Questions about Machine Learning
BaekRyun Seong · January 4, 2025
Bishop, Pattern Recognition and Machine Learning
Ch 9.2.1
- Thus the maximization of the log likelihood function is not a well posed problem because such singularities will always be present and will occur whenever one of the Gaussian components ‘collapses’ onto a specific data point. Recall that this problem did not arise in the case of a single Gaussian distribution. To understand the difference, note that if a single Gaussian collapses onto a data point it will contribute multiplicative factors to the likelihood function arising from the other data points and these factors will go to zero exponentially fast, giving an overall likelihood that goes to zero rather than infinity. However, once we have (at least) two components in the mixture, one of the components can have a finite variance and therefore assign finite probability to all of the data points while the other component can shrink onto one specific data point and thereby contribute an ever increasing additive value to the log likelihood.

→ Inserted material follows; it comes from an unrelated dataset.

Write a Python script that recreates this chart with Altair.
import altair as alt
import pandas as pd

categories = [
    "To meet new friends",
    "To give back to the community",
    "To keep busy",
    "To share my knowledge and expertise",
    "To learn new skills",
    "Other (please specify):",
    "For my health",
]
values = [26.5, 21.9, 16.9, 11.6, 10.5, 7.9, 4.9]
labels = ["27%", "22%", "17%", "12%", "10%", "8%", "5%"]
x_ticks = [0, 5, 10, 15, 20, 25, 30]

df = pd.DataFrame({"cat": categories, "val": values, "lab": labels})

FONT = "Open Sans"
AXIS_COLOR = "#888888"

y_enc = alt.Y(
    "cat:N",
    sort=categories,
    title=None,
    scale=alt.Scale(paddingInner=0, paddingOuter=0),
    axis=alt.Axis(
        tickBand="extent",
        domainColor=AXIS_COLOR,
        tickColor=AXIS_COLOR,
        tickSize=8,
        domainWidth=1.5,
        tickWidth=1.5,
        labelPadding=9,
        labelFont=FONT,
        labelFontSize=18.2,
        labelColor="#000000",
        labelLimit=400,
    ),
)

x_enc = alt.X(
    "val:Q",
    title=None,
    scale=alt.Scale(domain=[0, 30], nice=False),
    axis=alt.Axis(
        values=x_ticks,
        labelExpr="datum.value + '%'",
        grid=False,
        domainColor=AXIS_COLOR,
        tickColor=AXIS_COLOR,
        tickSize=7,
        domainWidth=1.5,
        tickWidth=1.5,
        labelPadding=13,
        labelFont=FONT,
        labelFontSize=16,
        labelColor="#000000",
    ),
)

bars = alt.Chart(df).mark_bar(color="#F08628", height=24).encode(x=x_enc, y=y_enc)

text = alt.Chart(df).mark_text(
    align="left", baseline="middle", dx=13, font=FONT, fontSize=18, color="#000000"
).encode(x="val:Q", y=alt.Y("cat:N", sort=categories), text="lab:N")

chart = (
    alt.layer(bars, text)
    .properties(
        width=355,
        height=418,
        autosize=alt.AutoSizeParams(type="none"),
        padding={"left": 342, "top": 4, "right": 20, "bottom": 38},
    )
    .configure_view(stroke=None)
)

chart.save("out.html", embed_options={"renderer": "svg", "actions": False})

- For two data point on a 1-d Gaussian component, log-likelihood is
\(\ln p(x_1,x_2)=\sum_{i=1}^{2}\ln\frac{1}{\sigma\sqrt{2\pi}}\exp\left(-\frac{1}{2\sigma}(x_i-\mu)\right)\\
=2\ln\frac{1}{\sigma\sqrt{2\pi}}-\frac{1}{2\sigma}(x_1-\mu)-\frac{1}{2\sigma}(x_2-\mu).\)

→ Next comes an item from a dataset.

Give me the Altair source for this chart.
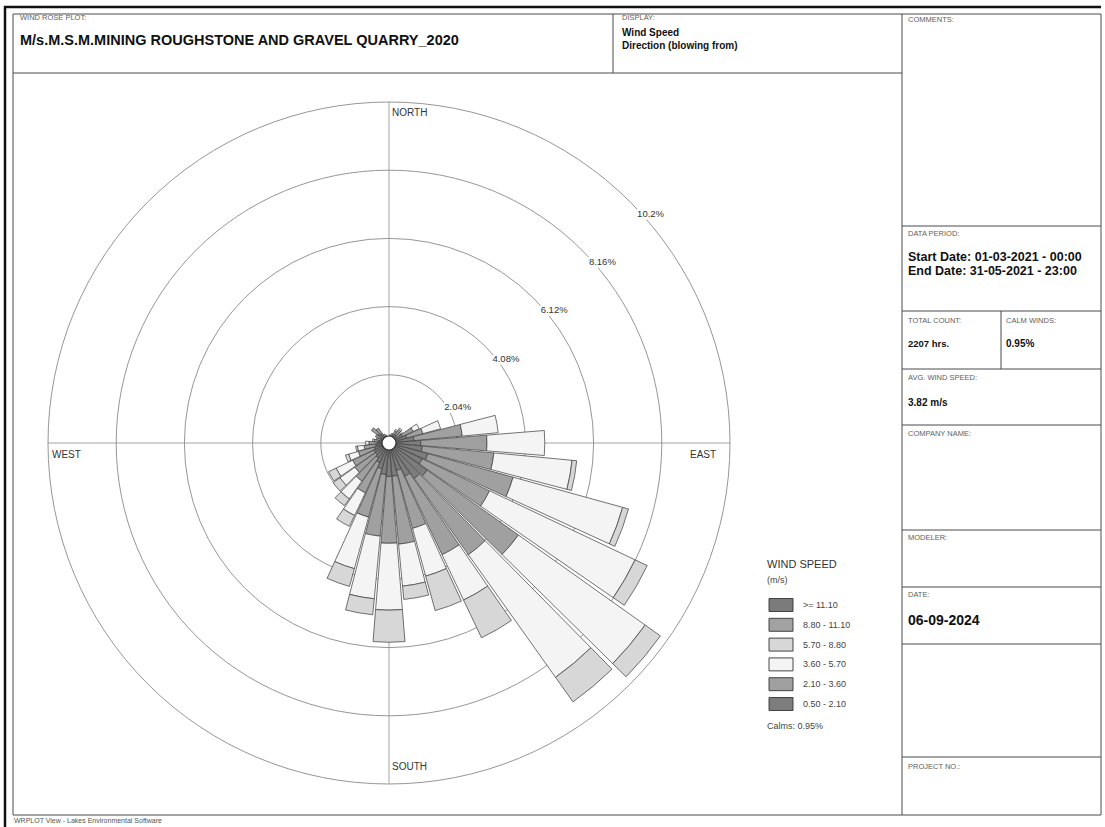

Considering one data point $x_1$ is exactly the mean of the Gaussian $\mu$,
\(=2\ln\frac{1}{\sigma\sqrt{2\pi}}-\frac{1}{2\sigma}(x_2-\mu).\)
Then, as $\sigma\to0+$, $\ln p(x_1,x_2)\to -\infty.$ We can generalize the case to multivariate Gaussian.
But, the book says that in Gaussian mixture, one Gaussian component can shrink into one data point, making the likelihood increase. Why does it happen?